Countryside is a census-designated place in Loudoun County, Virginia, United States. As of the 2020 census, Countryside had a population of 10,418. It is located approximately 27 mi northwest of Washington and is bounded by the Potomac River to the north, and by Route 7 (Leesburg Pike) to the south. Located in eastern Loudoun County, it is about 9 mi north of Washington Dulles International Airport. It is bordered by the community of Cascades to the east and by Dulles Town Center to the south, across Route 7.
==History==
The Countryside subdivision was conceived in the middle 1970s when a tract of 1000 acre of open farmland was subdivided in preparation for a planned housing development. Construction on homes began in 1981 and continued through 1991.

The Countryside CDP covers about 6.7 km2 and homes in Countryside have a 20165 (Potomac Falls or Sterling) ZIP code.

The majority of the homes in Countryside were built by Pulte Homes and are of the colonial architectural style. Most of the single-family homes have two stories and a basement. CountrySide Proprietary is the community's homeowners association.

==Demographics==

Historical population
| Census | Pop. | Note | %± |
| 2010 | 10,072 |  | — |
| 2020 | 10,418 |  | 3.4% |
U.S. Decennial Census 2010 2020

===2020 census===

As of the 2020 census, Countryside had a population of 10,418. The median age was 36.5 years. 24.7% of residents were under the age of 18 and 10.9% of residents were 65 years of age or older.

For every 100 females there were 95.5 males, and for every 100 females age 18 and over there were 93.1 males age 18 and over.

100.0% of residents lived in urban areas, while 0.0% lived in rural areas.

There were 3,594 households in Countryside, of which 39.6% had children under the age of 18 living in them. Of all households, 60.2% were married-couple households, 13.8% were households with a male householder and no spouse or partner present, and 20.4% were households with a female householder and no spouse or partner present. About 18.6% of all households were made up of individuals and 5.5% had someone living alone who was 65 years of age or older.

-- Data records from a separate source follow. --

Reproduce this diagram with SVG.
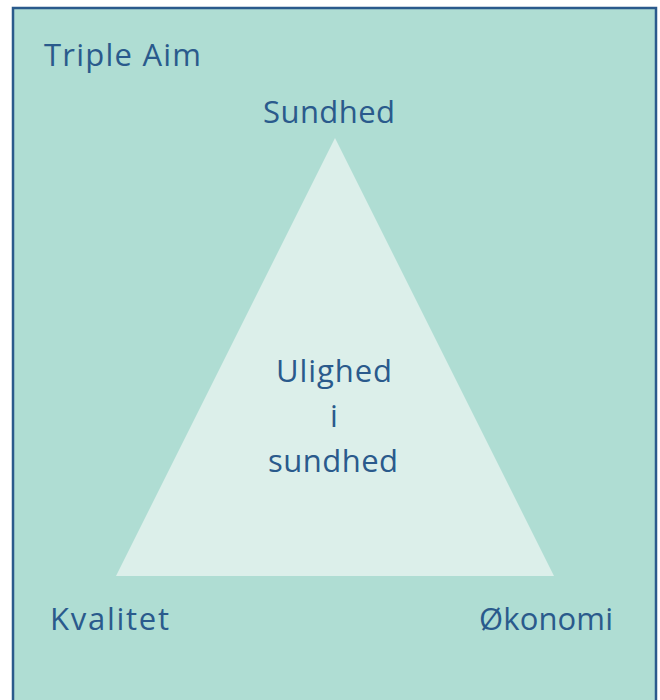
<svg xmlns="http://www.w3.org/2000/svg" width="660" height="700" viewBox="0 0 660 700">
<style>
.t{font-family:"Open Sans","DejaVu Sans",sans-serif;font-size:31px;fill:#2a5a8c}
</style>
<rect width="660" height="700" fill="#ffffff"/>
<g id="frame"><rect x="13" y="8" width="643" height="710" fill="#afddd3" stroke="#2a5a8c" stroke-width="2.5"/></g>
<g id="title"><text class="t" x="44" y="66" textLength="157" lengthAdjust="spacing">Triple Aim</text></g>
<g id="triangle"><polygon points="335,138 116,576 554,576" fill="#dcefea"/>
<text class="t" x="276" y="382" textLength="116" lengthAdjust="spacing">Ulighed</text>
<text class="t" x="334" y="427" text-anchor="middle">i</text>
<text class="t" x="268" y="472" textLength="130" lengthAdjust="spacing">sundhed</text></g>
<g id="sundhed"><text class="t" x="263" y="123" textLength="132" lengthAdjust="spacing">Sundhed</text></g>
<g id="kvalitet"><text class="t" x="50" y="630" textLength="119" lengthAdjust="spacing">Kvalitet</text></g>
<g id="okonomi"><text class="t" x="479" y="630" textLength="134" lengthAdjust="spacing">Økonomi</text></g>
<g id="connectors"></g>
</svg>
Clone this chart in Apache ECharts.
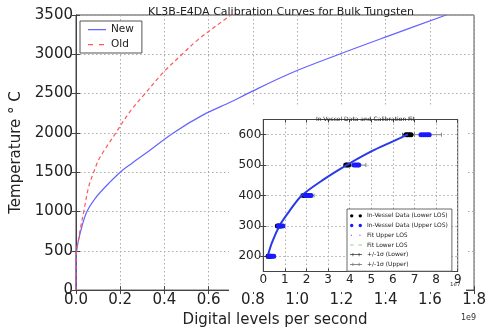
<!DOCTYPE html>
<html><head><meta charset="utf-8">
<script src="https://cdn.jsdelivr.net/npm/echarts@6/dist/echarts.min.js"></script>
<style>html,body{margin:0;padding:0;background:#fff}#c{width:489px;height:333px}</style>
</head><body><div id="c"></div>
<script>
// ---- Main chart data (x in units of 1e9 digital levels per second, y in °C)
const newX = [0, 0.0003, 0.002, 0.009, 0.027, 0.0495, 0.087, 0.132, 0.2, 0.252, 0.32, 0.44, 0.575, 0.702, 0.775, 0.963, 1.19, 1.43, 1.674];
const newT = [0, 396, 480, 604, 812, 1000, 1167, 1312, 1500, 1612, 1750, 2000, 2229, 2396, 2500, 2750, 3000, 3250, 3500];
const oldX = [0, 0.0003, 0.003, 0.009, 0.019, 0.035, 0.057, 0.08, 0.102, 0.126, 0.177, 0.244, 0.312, 0.395, 0.48, 0.552, 0.68, 0.7];
const oldT = [0, 420, 520, 604, 771, 1000, 1312, 1500, 1655, 1770, 1987, 2271, 2500, 2771, 3000, 3187, 3458, 3500];
const mainXTicks = [0, 0.2, 0.4, 0.6, 0.8, 1.0, 1.2, 1.4, 1.6, 1.8];
const mainYTicks = [0, 500, 1000, 1500, 2000, 2500, 3000, 3500];

// ---- Inset data (x in units of 1e7)
const lowerLOSX = [0.22, 0.28, 0.34, 0.65, 0.72, 0.8, 1.85, 1.95, 2.05, 3.82, 3.88, 3.95, 6.6, 6.68, 6.76, 6.84];
const lowerLOST = [200, 200, 200, 300, 300, 300, 400, 400, 400, 500, 500, 500, 600, 600, 600, 600];
const upperLOSX = [0.25, 0.32, 0.4, 0.48, 0.7, 0.8, 0.9, 1.95, 2.05, 2.15, 2.2, 4.2, 4.28, 4.36, 4.42, 7.3, 7.4, 7.5, 7.6, 7.68];
const upperLOST = [200, 200, 200, 200, 300, 300, 300, 400, 400, 400, 400, 500, 500, 500, 500, 600, 600, 600, 600, 600];
const fitX = [0.18, 0.4, 0.77, 1.2, 1.78, 2.8, 3.86, 5.0, 6.0, 6.7];
const fitT = [195, 245, 303, 348, 400, 453, 500, 545, 578, 601];
const errLowerLo = [0.15, 0.6, 1.75, 3.75, 6.45];
const errLowerHi = [0.45, 0.95, 2.25, 4.05, 7.0];
const errLowerT = [200, 300, 400, 500, 600];
const errUpperLo = [0.2, 0.65, 1.9, 4.05, 7.0];
const errUpperHi = [0.55, 1.0, 2.35, 4.75, 8.25];
const errUpperT = [200, 300, 400, 500, 600];
const insetXTicks = [0, 1, 2, 3, 4, 5, 6, 7, 8, 9];
const insetYTicks = [200, 300, 400, 500, 600];

const zip = (a, b) => a.map((v, i) => [v, b[i]]);
const zip3 = (a, b, c) => a.map((v, i) => [v, b[i], c[i]]);
const FONT = 'DejaVu Sans';

function errRender(color) {
  return function (params, api) {
    const y = api.value(2);
    const p1 = api.coord([api.value(0), y]);
    const p2 = api.coord([api.value(1), y]);
    const st = { stroke: color, lineWidth: 1 };
    return { type: 'group', children: [
      { type: 'line', shape: { x1: p1[0], y1: p1[1], x2: p2[0], y2: p2[1] }, style: st },
      { type: 'line', shape: { x1: p1[0], y1: p1[1] - 2, x2: p1[0], y2: p1[1] + 2 }, style: st },
      { type: 'line', shape: { x1: p2[0], y1: p2[1] - 2, x2: p2[0], y2: p2[1] + 2 }, style: st }
    ]};
  };
}

const gridLine = { show: true, lineStyle: { color: '#aaa', type: [1.5, 2.5], width: 1 } };
const axisLineBlack = { show: true, lineStyle: { color: '#444', width: 1 } };
const tickIn = (len, custom) => Object.assign({ show: true, inside: true, length: len, lineStyle: { color: '#444' } }, custom ? { customValues: custom } : {});

const chart = echarts.init(document.getElementById('c'), null, { renderer: 'canvas' });
chart.setOption({
  animation: false,
  backgroundColor: '#fff',
  textStyle: { fontFamily: FONT },
  title: [
    { text: 'KL3B-E4DA Calibration Curves for Bulk Tungsten', left: 276, top: 2, textAlign: 'center',
      textStyle: { fontFamily: FONT, fontSize: 11, fontWeight: 'normal', color: '#222' } },
    { text: 'In-Vessel Data and Calibration Fit', left: 360.5, top: 111, textAlign: 'center', z: 12,
      textStyle: { fontFamily: FONT, fontSize: 6, fontWeight: 'normal', color: '#222' } }
  ],
  grid: [
    { left: 76, top: 15, width: 400, height: 280, show: true, borderColor: '#444', borderWidth: 1, z: 0 },
    { left: 263.3, top: 119.5, width: 194.4, height: 152, show: true, borderColor: '#444', borderWidth: 1, backgroundColor: '#fff', z: 6 }
  ],
  graphic: { elements: [
    { type: 'rect', z: 5, shape: { x: 229, y: 107, width: 237, height: 185 }, style: { fill: '#fff' } },
    { type: 'text', z: 12, left: 461, top: 314, style: { text: '1e9', fontFamily: FONT, fontSize: 8, fill: '#333' } },
    { type: 'text', z: 12, left: 450, top: 281.5, style: { text: '1e7', fontFamily: FONT, fontSize: 5.5, fill: '#333' } }
  ]},
  legend: [
    { left: 80, top: 21, orient: 'vertical', padding: [3, 8, 3, 8], itemGap: 4,
      itemWidth: 18, itemHeight: 10, borderColor: '#555', borderWidth: 1, backgroundColor: '#fff',
      textStyle: { fontFamily: FONT, fontSize: 10.5, lineHeight: 11, color: '#222' },
      data: [
        { name: 'New', icon: 'path://M0,0h18v1.3h-18zM0,-4h0.01v0.01h-0.01zM0,5h0.01v0.01h-0.01z', itemStyle: { color: '#6464ff' } },
        { name: 'Old', icon: 'path://M0,0h5v1.3h-5zM11,0h5v1.3h-5zM0,-4h0.01v0.01h-0.01zM18,5h0.01v0.01h-0.01z', itemStyle: { color: '#ff5555' } }
      ] },
    { left: 347, top: 209, orient: 'vertical', padding: [3, 4, 3, 3], itemGap: 2, z: 11,
      itemWidth: 12, itemHeight: 5, borderColor: '#444', borderWidth: 0.8, backgroundColor: '#fff',
      textStyle: { fontFamily: FONT, fontSize: 6, lineHeight: 7.7, color: '#222' },
      data: [
        { name: 'In-Vessel Data (Lower LOS)', icon: 'path://M0,2a2,2 0 1,0 4,0a2,2 0 1,0 -4,0M10,2a2,2 0 1,0 4,0a2,2 0 1,0 -4,0', itemStyle: { color: '#000' } },
        { name: 'In-Vessel Data (Upper LOS)', icon: 'path://M0,2a2,2 0 1,0 4,0a2,2 0 1,0 -4,0M10,2a2,2 0 1,0 4,0a2,2 0 1,0 -4,0', itemStyle: { color: '#1a1aff' } },
        { name: 'Fit Upper LOS', icon: 'path://M1,1.5h1.2v1.2h-1.2zM11,1.5h1.2v1.2h-1.2zM0,0h0.01v4h-0.01zM13.99,0h0.01v4h-0.01z', itemStyle: { color: '#3a3aff' } },
        { name: 'Fit Lower LOS', icon: 'path://M0,1.6h4v1h-4zM9,1.6h4v1h-4zM0,0h0.01v4h-0.01zM13,0h0.01v4h-0.01z', itemStyle: { color: '#88dd88' } },
        { name: '+/-1σ (Lower)', icon: 'path://M0,1.6h14v0.8h-14zM3,0h0.8v4h-0.8zM10.2,0h0.8v4h-0.8z', itemStyle: { color: '#333' } },
        { name: '+/-1σ (Upper)', icon: 'path://M0,1.6h14v0.8h-14zM3,0h0.8v4h-0.8zM10.2,0h0.8v4h-0.8z', itemStyle: { color: '#666' } }
      ] }
  ],
  xAxis: [
    { gridIndex: 0, type: 'value', min: mainXTicks[0], max: mainXTicks[mainXTicks.length - 1], interval: 0.2, z: 0,
      axisLine: axisLineBlack, axisTick: tickIn(4),
      axisLabel: { fontFamily: FONT, fontSize: 15, color: '#222', margin: 3, formatter: v => v.toFixed(1) },
      splitLine: gridLine,
      name: 'Digital levels per second', nameLocation: 'middle', nameGap: 16,
      nameTextStyle: { fontFamily: FONT, fontSize: 15, color: '#222' } },
    { gridIndex: 0, type: 'value', position: 'top', min: 0, max: 1.8, interval: 0.2, z: 0,
      axisLine: axisLineBlack, axisTick: tickIn(4), axisLabel: { show: false }, splitLine: { show: false } },
    { gridIndex: 1, type: 'value', min: insetXTicks[0], max: insetXTicks[insetXTicks.length - 1], interval: 1, z: 7,
      axisLine: axisLineBlack, axisTick: tickIn(3),
      axisLabel: { fontFamily: FONT, fontSize: 12, color: '#222', margin: 2 },
      splitLine: gridLine },
    { gridIndex: 1, type: 'value', position: 'top', min: 0, max: 9, interval: 1, z: 7,
      axisLine: axisLineBlack, axisTick: tickIn(3), axisLabel: { show: false }, splitLine: { show: false } }
  ],
  yAxis: [
    { gridIndex: 0, type: 'value', min: mainYTicks[0], max: mainYTicks[mainYTicks.length - 1], interval: 500, z: 0,
      axisLine: axisLineBlack, axisTick: tickIn(4),
      axisLabel: { fontFamily: FONT, fontSize: 15, color: '#222', margin: 3, formatter: v => String(v) },
      splitLine: gridLine,
      name: 'Temperature ° C', nameLocation: 'middle', nameGap: 41, nameRotate: 90,
      nameTextStyle: { fontFamily: FONT, fontSize: 15, color: '#222' } },
    { gridIndex: 0, type: 'value', position: 'right', min: 0, max: 3500, interval: 500, z: 0,
      axisLine: axisLineBlack, axisTick: tickIn(4), axisLabel: { show: false }, splitLine: { show: false } },
    { gridIndex: 1, type: 'value', min: 150, max: 650, z: 7,
      axisLine: axisLineBlack, axisTick: tickIn(3, insetYTicks),
      axisLabel: { fontFamily: FONT, fontSize: 12, color: '#222', margin: 2, customValues: insetYTicks, formatter: v => String(v) },
      splitLine: gridLine },
    { gridIndex: 1, type: 'value', position: 'right', min: 150, max: 650, z: 7,
      axisLine: axisLineBlack, axisTick: tickIn(3, insetYTicks), axisLabel: { show: false }, splitLine: { show: false } }
  ],
  series: [
    { name: 'New', type: 'line', xAxisIndex: 0, yAxisIndex: 0, z: 1, symbol: 'none', smooth: 0.35,
      lineStyle: { color: '#6464ff', width: 1.2 }, itemStyle: { color: '#6464ff' }, data: zip(newX, newT) },
    { name: 'Old', type: 'line', xAxisIndex: 0, yAxisIndex: 0, z: 1, symbol: 'none', smooth: 0.35,
      lineStyle: { color: '#ff5555', width: 1.2, type: [4, 3] }, itemStyle: { color: '#ff5555' }, data: zip(oldX, oldT) },
    { name: '+/-1σ (Lower)', type: 'custom', xAxisIndex: 2, yAxisIndex: 2, z: 8,
      renderItem: errRender('#555'), encode: { x: [0, 1], y: 2 }, itemStyle: { color: '#333' },
      data: zip3(errLowerLo, errLowerHi, errLowerT) },
    { name: '+/-1σ (Upper)', type: 'custom', xAxisIndex: 2, yAxisIndex: 2, z: 8,
      renderItem: errRender('#888'), encode: { x: [0, 1], y: 2 }, itemStyle: { color: '#666' },
      data: zip3(errUpperLo, errUpperHi, errUpperT) },
    { name: 'Fit Lower LOS', type: 'line', xAxisIndex: 2, yAxisIndex: 2, z: 8, symbol: 'none', smooth: 0.3,
      lineStyle: { color: '#88dd88', width: 1, type: 'dashed' }, itemStyle: { color: '#88dd88' }, data: zip(fitX, fitT) },
    { name: 'In-Vessel Data (Lower LOS)', type: 'scatter', xAxisIndex: 2, yAxisIndex: 2, z: 9,
      symbol: 'circle', symbolSize: 5, itemStyle: { color: '#000', opacity: 1 }, data: zip(lowerLOSX, lowerLOST) },
    { name: 'In-Vessel Data (Upper LOS)', type: 'scatter', xAxisIndex: 2, yAxisIndex: 2, z: 10,
      symbol: 'circle', symbolSize: 5, itemStyle: { color: '#1a1aff', opacity: 1 }, data: zip(upperLOSX, upperLOST) },
    { name: 'Fit Upper LOS', type: 'line', xAxisIndex: 2, yAxisIndex: 2, z: 10, symbol: 'none', smooth: 0.3,
      lineStyle: { color: '#2a3ae8', width: 2 }, itemStyle: { color: '#3a3aff' }, data: zip(fitX, fitT) }
  ]
});
</script></body></html>
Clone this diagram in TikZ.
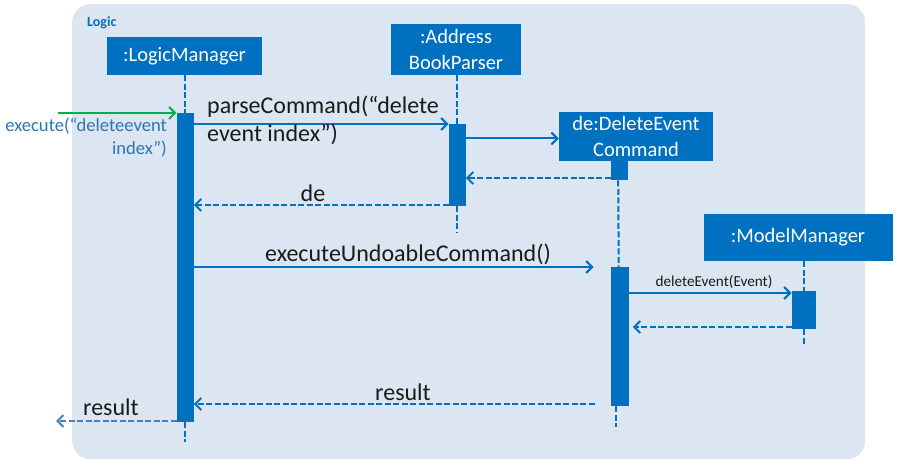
\documentclass[tikz,border=0pt]{standalone}
\usepackage{fontspec}
\setmainfont{Carlito}
\usetikzlibrary{arrows.meta}
\definecolor{mblue}{HTML}{0070C0}
\definecolor{bgblue}{HTML}{DCE6F2}
\definecolor{lblue}{HTML}{2E75B6}
\definecolor{rblue}{HTML}{4A7EBB}
\definecolor{egreen}{HTML}{00B050}
\definecolor{tblack}{HTML}{1A1A1A}
\begin{document}
\begin{tikzpicture}[x=1pt,y=-1pt,
  obj/.style={fill=mblue, text=white, inner sep=0pt, align=center,
    font=\fontsize{20.5}{26}\selectfont},
  actbar/.style={fill=mblue, inner sep=0pt, anchor=north west},
  life/.style={draw=mblue, line width=2pt, dash pattern=on 6pt off 2.5pt},
  msg/.style={draw=mblue, line width=2pt, -{Straight Barb[length=6pt,width=12pt]}},
  ret/.style={msg, dash pattern=on 6pt off 2.5pt},
  lbl/.style={text=tblack, inner sep=0pt, font=\fontsize{24}{28}\selectfont}]
\useasboundingbox (0,0) rectangle (898,465);
% frame
\node[fill=bgblue, rounded corners=18pt, minimum width=793pt, minimum height=455pt,
  inner sep=0pt, anchor=north west] (frame) at (72,4) {};
\node[anchor=base west, inner sep=0pt, text=mblue, font=\fontsize{14}{16}\selectfont\bfseries] (logic) at (87,27) {Logic};
% objects
\node[obj, minimum width=155pt, minimum height=38pt] (lm) at (184.5,56) {:LogicManager};
\node[obj, minimum width=130pt, minimum height=51pt] (abp) at (456,49.5) {:Address\\BookParser};
\node[obj, minimum width=154pt, minimum height=49pt] (dec) at (636,136.5) {de:DeleteEvent\\Command};
\node[obj, minimum width=189pt, minimum height=47pt] (mm) at (798,237.5) {:ModelManager};
% activation bars
\node[actbar, minimum width=17pt, minimum height=309pt] (lmbar) at (176.5,113) {};
\node[actbar, minimum width=17pt, minimum height=82pt] (abpbar) at (448.5,124) {};
\node[actbar, minimum width=17pt, minimum height=19pt] (decbar1) at (610.5,161) {};
\node[actbar, minimum width=18pt, minimum height=139pt] (decbar2) at (610.5,267) {};
\node[actbar, minimum width=24pt, minimum height=38pt] (mmbar) at (791.5,291) {};
% lifelines
\draw[life] (lmbar.north |- lm.south) -- (lmbar.north);
\draw[life] (lmbar.south) -- ++(0,20);
\draw[life] (abpbar.north |- abp.south) -- (abpbar.north);
\draw[life] (abpbar.south) -- ++(0,26);
\draw[life] ([xshift=-1pt]decbar1.south) -- ([xshift=-1pt]decbar2.north);
\draw[life] ([xshift=-4pt]decbar2.south) -- ++(0,21);
\draw[life] (mmbar.north |- mm.south) -- (mmbar.north);
\draw[life] (mmbar.south) -- ++(0,16);
% rows
\coordinate (r113) at (0,113);
\coordinate (r124) at (0,124);
\coordinate (r138) at (0,138.5);
\coordinate (r178) at (0,178);
\coordinate (r205) at (0,205);
\coordinate (r267) at (0,267);
\coordinate (r293) at (0,293);
\coordinate (r327) at (0,327);
\coordinate (r404) at (0,404);
\coordinate (r421) at (0,421);
\coordinate (exstart) at (58,113);
\coordinate (resend) at (56,421);
% messages
\draw[msg, draw=egreen] (exstart) -- (lmbar.west |- r113);
\node[anchor=east, align=right, inner sep=0pt, text=lblue, font=\fontsize{18.6}{23}\selectfont] (exlbl) at (167,137.5) {execute(“deleteevent\\index”)};
\draw[msg] (lmbar.east |- r124) -- (abpbar.west |- r124);
\node[lbl, anchor=west, align=left] (parselbl) at (207,120.5) {parseCommand(“delete\\event index”)};
\draw[msg] (abpbar.east |- r138) -- (dec.west |- r138);
\draw[ret] (decbar1.west |- r178) -- (abpbar.east |- r178);
\draw[ret] (abpbar.west |- r205) -- (lmbar.east |- r205);
\node[lbl, anchor=base] (delbl) at (313,202) {de};
\draw[msg] (lmbar.east |- r267) -- ([xshift=-17pt]decbar2.west |- r267);
\node[lbl, anchor=base] (eulbl) at (408,262) {executeUndoableCommand()};
\draw[msg] (decbar2.east |- r293) -- (mmbar.west |- r293);
\node[text=tblack, inner sep=0pt, anchor=base, font=\fontsize{15.2}{17}\selectfont] (dellbl) at (714,287) {deleteEvent(Event)};
\draw[ret] (mmbar.west |- r327) -- ([xshift=4pt]decbar2.east |- r327);
\draw[ret] ([xshift=-16pt]decbar2.west |- r404) -- (lmbar.east |- r404);
\node[lbl, anchor=base] (res1lbl) at (403,400) {result};
\draw[ret, draw=rblue] (lmbar.west |- r421) -- (resend);
\node[lbl, anchor=base] (res2lbl) at (111,416) {result};
\end{tikzpicture}
\end{document}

There were 3,711 housing units, of which 3.2% were vacant. The homeowner vacancy rate was 0.3% and the rental vacancy rate was 7.7%.

Racial composition as of the 2020 census
| Race | Number | Percent |
|---|---|---|
| White | 6,066 | 58.2% |
| Black or African American | 799 | 7.7% |
| American Indian and Alaska Native | 38 | 0.4% |
| Asian | 1,106 | 10.6% |
| Native Hawaiian and Other Pacific Islander | 3 | 0.0% |
| Some other race | 1,006 | 9.7% |
| Two or more races | 1,400 | 13.4% |
| Hispanic or Latino (of any race) | 2,082 | 20.0% |

===2010 census===

Countryside was first listed as a census designated place in the 2010 U.S. census.
==Recreation and natural features==
The community contains an extensive network of paved paths that wind through the wooded neighborhoods. It also contains three swimming pools. A network of smaller hiking trails branch off the main trail and are used for hiking, mountain biking, nature-watching and jogging. Some of the trails were developed by Eagle Scouts, others gradually by hikers; still others pre-date Countryside itself.

Horsepen Run drains the community, flowing north into the Potomac River. Countryside Lake is also accessible within the community for fishing and light water recreation at users' risk.

Several parks and recreational facilities are accessible to the northern border of the community, including Horsepen Run Countryside Nature Preserve, Algonkian Regional Park (which features Algonkian Golf Course), Potomac Lake Sportsplex, and Volcano Island Waterpark. The Algonkian Regional Park boat ramp provides access to the Potomac River for water sports. Several playgrounds are also accessible within the community.

==Schools==
Countryside students attend Countryside Elementary School, Algonkian Elementary School, Horizon Elementary School, River Bend Middle School, and Potomac Falls High School.